Prayers will be said on Easter Sunday
The cemetery at Al Amara, built for those on the Mesopotamian Expeditionary Force, has been discovered by the banks of the Tigris river.
It was found by the Royal Irish Regiment, who on Easter Sunday will say prayers at the cemetery for those who died and for the current armed forces.
The site had been protected by its Iraqi keeper, who received death threats from Baath officials.
Hassan Hatif Moson, a 40-year-old father of seven, told the Daily Mail, in a pooled despatch from Iraq: "The old regime, they threatened my life and my job but I never gave up.
"I could not permit the graveyard to be ruined - local people have tried to break in here to drink late at night and also to steal the carvings.
"I always believed that one day the British would return."
The cemetery, which includes two Victoria Cross winners, was abandoned by the Commonwealth War Graves Commission after the last Gulf War.

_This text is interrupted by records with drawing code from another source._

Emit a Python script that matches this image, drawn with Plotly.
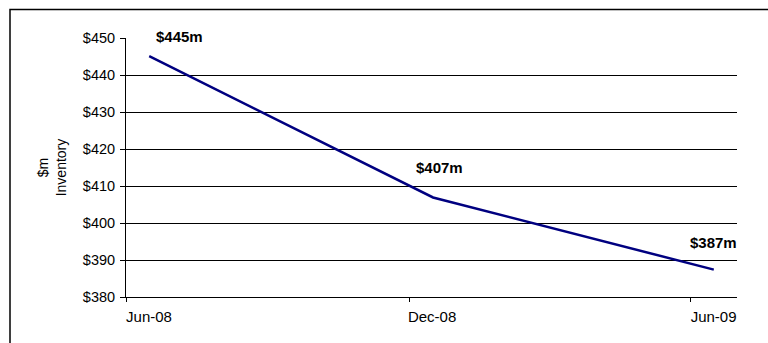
import pandas as pd
import plotly.graph_objects as go

# ---- data ----
period_ends = ["2008-06-30", "2008-12-31", "2009-06-30"]
inventory_m = [445.1, 406.9, 387.4]
point_labels = ["$445m", "$407m", "$387m"]
tick_dates = ["2008-06-01", "2008-12-01", "2009-06-01"]
y_title = "$m<br>Inventory"

FONT = "Liberation Sans, Arial, sans-serif"
W, H = 768, 343
ML, MR, MT, MB = 126, 31, 38, 46

fig = go.Figure()
fig.add_trace(go.Scatter(
    x=period_ends, y=inventory_m, mode="lines",
    xperiod="M1", xperiodalignment="middle",
    line=dict(color="#000080", width=2.5),
    hoverinfo="skip", showlegend=False,
))

# mid-month positions for labels (same as xperiodalignment='middle')
def mid_month(d):
    p = pd.Timestamp(d).to_period("M")
    s, e = p.start_time, (p + 1).start_time
    return (s + (e - s) / 2).strftime("%Y-%m-%d %H:%M")

label_shift = [(30, 20), (6, 30), (0, 27)]
for d, v, t, (dx, dy) in zip(period_ends, inventory_m, point_labels, label_shift):
    fig.add_annotation(x=mid_month(d), y=v, text="<b>%s</b>" % t, showarrow=False,
                       xshift=dx, yshift=dy, font=dict(family=FONT, size=15, color="black"))

pw = W - ML - MR
ph = H - MT - MB
fig.add_shape(type="rect", xref="paper", yref="paper",
              x0=(10 - ML) / pw, x1=2.0, y0=-2.0, y1=1 + (MT - 9.5) / ph,
              line=dict(color="black", width=1.5), fillcolor="rgba(0,0,0,0)", layer="above")

fig.update_layout(
    width=W, height=H, margin=dict(l=ML, r=MR, t=MT, b=MB),
    paper_bgcolor="white", plot_bgcolor="white",
    font=dict(family=FONT, size=15, color="black"),
    xaxis=dict(type="date", range=["2008-06-01", "2009-07-01"],
               tickvals=tick_dates, tickformat="%b-%y",
               ticks="outside", ticklen=4, tickcolor="black",
               showline=True, linecolor="black", linewidth=1,
               showgrid=False, zeroline=False, ticklabelshift=23,
               ticklabelstandoff=2,
               tickfont=dict(size=15)),
    yaxis=dict(range=[380, 450], dtick=10, tickprefix="$",
               ticks="outside", ticklen=5, tickcolor="black",
               showline=True, linecolor="black", linewidth=1,
               showgrid=True, gridcolor="black", gridwidth=1, zeroline=False,
               ticklabelstandoff=2,
               tickfont=dict(size=14.5),
               title=dict(text=y_title, font=dict(size=14), standoff=12)),
)

fig.write_html("out.html")
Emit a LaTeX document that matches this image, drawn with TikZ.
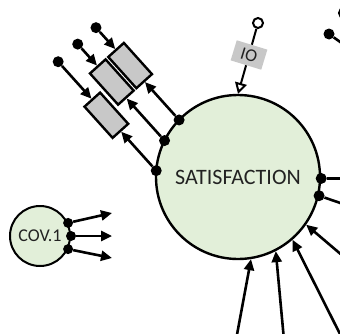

Jeremy Lillies, head of public affairs for the Royal British Legion, said: "This is very good news. It is extremely good to hear that this chap has stuck to his guns in the face of a great deal of intimidation to keep the place in as good order as he could do.
"The good news now is that something can be done about it."
It is quite remarkable what Mr Hassan has achieved - this place has been better tended than some of the war graves in France
Lt Colonel Tim Collins
Royal Irish Regiment
He said the Commonwealth War Graves Commission had a warehouse full of new headstones in Baghdad, but their distribution had been delayed by the war.
The headstones at Al Amara were plundered by an earlier Iraqi regime in 1937.
But Mr Hassan kept the memorial polished, saved the masonry from looters and cut the grass.
He worked without pay since the last Gulf war and kept
all the documents relating to the graveyard since he took the keeper's job in 1977.
That thoughtfulness will enable thousands of British families to trace the final resting place of their loved ones.
Mr Hassan protected the cemetery
Royal Irish Commanding Officer Lt Colonel Tim Collins led a team of officers in search of the cemetery after hearing about it from local people.
He said: "It is quite remarkable what Mr Hassan has achieved - this place has been better tended than some of the war graves in France.
"He has shown great respect to the British and courage in the face of the Baath regime by carrying this burden of the empire."
The two Victoria Cross recipients are Royal Naval Lt Commander Edgar Cookson and Lt Colonel Edward Henderson of the North Staffordshire Regiment.
The condition of Al Amara was in contrast with another British military cemetery near Basra, which was found in a state of disrepair.
It contained hundreds of soldiers and officials who died over a series of campaigns from 1880 onwards.